Richer Bayesian Last Layers with Subsampled NTK Features

TL;DR

This paper enhances Bayesian Last Layers by incorporating subsampled Neural Tangent Kernel features to better estimate epistemic uncertainty with low computational overhead.

Contribution

It introduces a method that projects NTK features onto last-layer features, improving uncertainty estimation while maintaining efficiency.

Findings

Posterior variances are provably greater or equal to standard BLLs.

The method improves calibration and uncertainty estimates across various tasks.

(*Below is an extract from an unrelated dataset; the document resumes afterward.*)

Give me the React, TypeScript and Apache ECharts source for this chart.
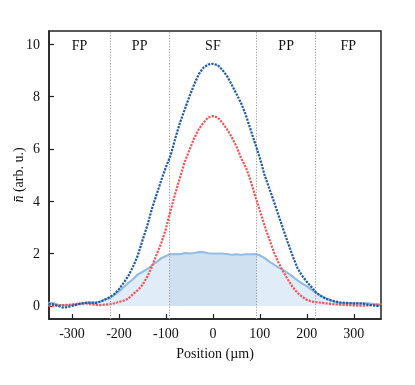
import React, { useEffect, useRef } from "react";
import * as echarts from "echarts";

const positions = [
  -350, -340, -330, -320, -310, -300, -290, -280, -270, -260, -250, -240, -230, -220, -210, -200,
  -190, -180, -170, -160, -150, -140, -130, -120, -110, -100, -90, -80, -70, -60, -50, -40, -30, -20,
  -10, 0, 10, 20, 30, 40, 50, 60, 70, 80, 90, 100, 110, 120, 130, 140, 150, 160, 170, 180, 190, 200,
  210, 220, 230, 240, 250, 260, 270, 280, 290, 300, 310, 320, 330, 340, 350, 360,
];

const blueValues = [
  0.08, 0.06, 0.0, -0.06, -0.05, 0.0, 0.05, 0.1, 0.12, 0.13, 0.11, 0.16, 0.24, 0.33, 0.45, 0.64,
  0.88, 1.15, 1.5, 1.92, 2.5, 3.05, 3.7, 4.25, 4.8, 5.3, 5.75, 6.4, 7.0, 7.5, 8.0, 8.45, 8.85, 9.1,
  9.22, 9.25, 9.2, 9.02, 8.78, 8.45, 8.1, 7.75, 7.3, 6.75, 6.2, 5.65, 5.0, 4.5, 3.98, 3.45, 2.92,
  2.4, 1.9, 1.45, 1.15, 0.92, 0.72, 0.5, 0.38, 0.28, 0.22, 0.17, 0.13, 0.12, 0.11, 0.1, 0.1, 0.09,
  0.05, 0.02, 0.0, 0.0,
];

const redValues = [
  0.0, 0.0, 0.02, 0.03, 0.04, 0.05, 0.08, 0.1, 0.1, 0.07, 0.04, 0.03, 0.05, 0.06, 0.1, 0.15, 0.2,
  0.28, 0.45, 0.6, 0.8, 1.1, 1.5, 1.95, 2.4, 2.95, 3.65, 4.3, 4.9, 5.5, 5.95, 6.4, 6.75, 7.0, 7.2,
  7.25, 7.2, 7.0, 6.75, 6.45, 6.1, 5.65, 5.3, 4.8, 4.2, 3.65, 3.07, 2.55, 2.05, 1.65, 1.3, 1.0,
  0.72, 0.5, 0.35, 0.23, 0.17, 0.14, 0.12, 0.1, 0.08, 0.06, 0.05, 0.04, 0.03, 0.02, 0.01, 0.01,
  0.02, 0.03, 0.05, 0.05,
];

const profilePositions = [
  -350, -340, -330, -320, -310, -300, -290, -280, -270, -260, -250, -240, -230, -220, -210, -200,
  -190, -180, -170, -160, -150, -140, -130, -120, -110, -100, -93, -90, -80, -70, -60, -50, -40, -30,
  -20, -10, 0, 10, 20, 30, 40, 50, 60, 70, 80, 90, 93, 100, 110, 120, 130, 140, 150, 160, 170, 180,
  190, 200, 210, 220, 230, 240, 250, 260, 270, 280, 290, 300, 310, 320, 330, 340, 350, 360,
];

const profileValues = [
  0.12, 0.1, 0.05, 0.03, 0.02, 0.05, 0.06, 0.08, 0.12, 0.12, 0.13, 0.17, 0.24, 0.3, 0.42, 0.55,
  0.72, 0.88, 1.02, 1.2, 1.3, 1.4, 1.55, 1.68, 1.82, 1.9, 1.97, 1.97, 1.98, 1.97, 2.02, 2.0, 2.02,
  2.05, 2.05, 2.01, 2.0, 2.0, 2.0, 1.98, 1.95, 1.97, 1.95, 1.97, 1.97, 1.98, 1.97, 1.93, 1.83, 1.7,
  1.58, 1.47, 1.37, 1.25, 1.12, 0.98, 0.86, 0.75, 0.62, 0.5, 0.38, 0.3, 0.22, 0.15, 0.12, 0.1, 0.1,
  0.1, 0.1, 0.1, 0.1, 0.08, 0.05, 0.05,
];

const boundaries = [-219, -93, 93, 219];
const regionEdges = [-349, -219, -93, 93, 219, 358];
const regionLabels = ["FP", "PP", "SF", "PP", "FP"];
const sfRange = [-93, 93];

const xTicks = [-300, -200, -100, 0, 100, 200, 300];
const yTicks = [0, 2, 4, 6, 8, 10];

const FONT = "Liberation Serif";

export default function App() {
  const ref = useRef<HTMLDivElement>(null);

  useEffect(() => {
    if (!ref.current) return;
    const chart = echarts.init(ref.current, null, { renderer: "svg" });

    const pair = (xs: number[], ys: number[]) => xs.map((x, i) => [x, ys[i]]);
    const profileData = pair(profilePositions, profileValues);
    const sfData = profileData.filter((d) => d[0] >= sfRange[0] && d[0] <= sfRange[1]);

    const markAreaData = regionLabels.map((name, i) => [
      { xAxis: regionEdges[i], name },
      { xAxis: regionEdges[i + 1] },
    ]);

    const option: any = {
      animation: false,
      grid: {
        left: 49,
        right: 34,
        top: 31,
        bottom: 66,
        outerBoundsMode: "none",
        containLabel: false,
        show: true,
        borderColor: "#222",
        borderWidth: 1.5,
        backgroundColor: "transparent",
      },
      xAxis: {
        type: "value",
        min: -349,
        max: 358,
        name: "Position (µm)",
        nameLocation: "middle",
        nameGap: 27,
        nameMoveOverlap: false,
        nameTextStyle: { fontFamily: FONT, fontSize: 14, color: "#111" },
        axisLine: { show: true, onZero: false, lineStyle: { color: "#222", width: 1.5 } },
        axisTick: {
          show: true,
          inside: true,
          length: 5,
          customValues: xTicks,
          lineStyle: { color: "#222", width: 1.2 },
        },
        axisLabel: {
          customValues: xTicks,
          margin: 7,
          fontFamily: FONT,
          fontSize: 14,
          color: "#111",
        },
        splitLine: { show: false },
      },
      yAxis: {
        type: "value",
        min: -0.5,
        max: 10.5,
        name: "{i|n\u0304\u0304} (arb. u.)",
        nameLocation: "middle",
        nameGap: 24,
        nameMoveOverlap: false,
        nameRotate: 90,
        nameTextStyle: {
          fontFamily: FONT,
          fontSize: 14,
          color: "#111",
          rich: { i: { fontFamily: FONT, fontStyle: "italic", fontSize: 14, color: "#111" } },
        },
        axisLine: { show: true, onZero: false, lineStyle: { color: "#222", width: 1.5 } },
        axisTick: {
          show: true,
          inside: true,
          length: 5,
          customValues: yTicks,
          lineStyle: { color: "#222", width: 1.2 },
        },
        axisLabel: {
          customValues: yTicks,
          margin: 9,
          fontFamily: FONT,
          fontSize: 14,
          color: "#111",
        },
        splitLine: { show: false },
      },
      series: [
        {
          type: "line",
          data: profileData,
          showSymbol: false,
          smooth: false,
          lineStyle: { color: "#93bbe3", width: 1.8 },
          areaStyle: { color: "#e0ecf7", opacity: 1, origin: 0 },
          z: 1,
          markLine: {
            silent: true,
            symbol: ["none", "none"],
            label: { show: false },
            lineStyle: { color: "#9a9a9a", width: 1, type: [1.2, 1.6] },
            data: boundaries.map((v) => ({ xAxis: v })),
          },
          markArea: {
            silent: true,
            itemStyle: { color: "rgba(0,0,0,0)" },
            label: {
              show: true,
              position: "insideTop",
              distance: 7,
              fontFamily: FONT,
              fontSize: 14,
              color: "#111",
            },
            data: markAreaData,
          },
        },
        {
          type: "line",
          data: sfData,
          showSymbol: false,
          lineStyle: { width: 0, opacity: 0 },
          areaStyle: { color: "#cfe1f0", opacity: 1, origin: 0 },
          z: 2,
        },
        {
          type: "line",
          data: profileData,
          showSymbol: false,
          lineStyle: { color: "#93bbe3", width: 1.8 },
          z: 3,
        },
        {
          type: "line",
          data: pair(positions, redValues),
          showSymbol: false,
          lineStyle: { color: "#f55454", width: 2.2, type: [2.2, 1.2] },
          z: 4,
        },
        {
          type: "line",
          data: pair(positions, blueValues),
          showSymbol: false,
          lineStyle: { color: "#1a5aa6", width: 2.2, type: [2.2, 1.2] },
          z: 5,
        },
      ],
    };

    chart.setOption(option);
    return () => chart.dispose();
  }, []);

  return (
    <div
      ref={ref}
      style={{ position: "fixed", left: 0, top: 0, width: 415, height: 385 }}
    />
  );
}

Subsampling reduces computational cost with theoretical approximation bounds.

Abstract

Bayesian Last Layers (BLLs) provide a convenient and computationally efficient way to estimate uncertainty in neural networks. However, they underestimate epistemic uncertainty because they apply a Bayesian treatment only to the final layer, ignoring uncertainty induced by earlier layers. We propose a method that improves BLLs by leveraging a projection of Neural Tangent Kernel (NTK) features onto the space spanned by the last-layer features. This enables posterior inference that accounts for variability of the full network while retaining the low computational cost of inference of a standard BLL. We show that our method yields posterior variances that are provably greater or equal to those of a standard BLL, correcting its tendency to underestimate epistemic uncertainty. To further reduce computational cost, we introduce a uniform subsampling scheme for estimating the projection matrix and for posterior inference. We derive approximation bounds for both types of subsampling. Empirical evaluations on UCI regression, contextual bandits, image classification, and out-of-distribution detection tasks in image and tabular datasets, demonstrate improved calibration and uncertainty estimates compared to standard BLLs and competitive baselines, while reducing computational cost.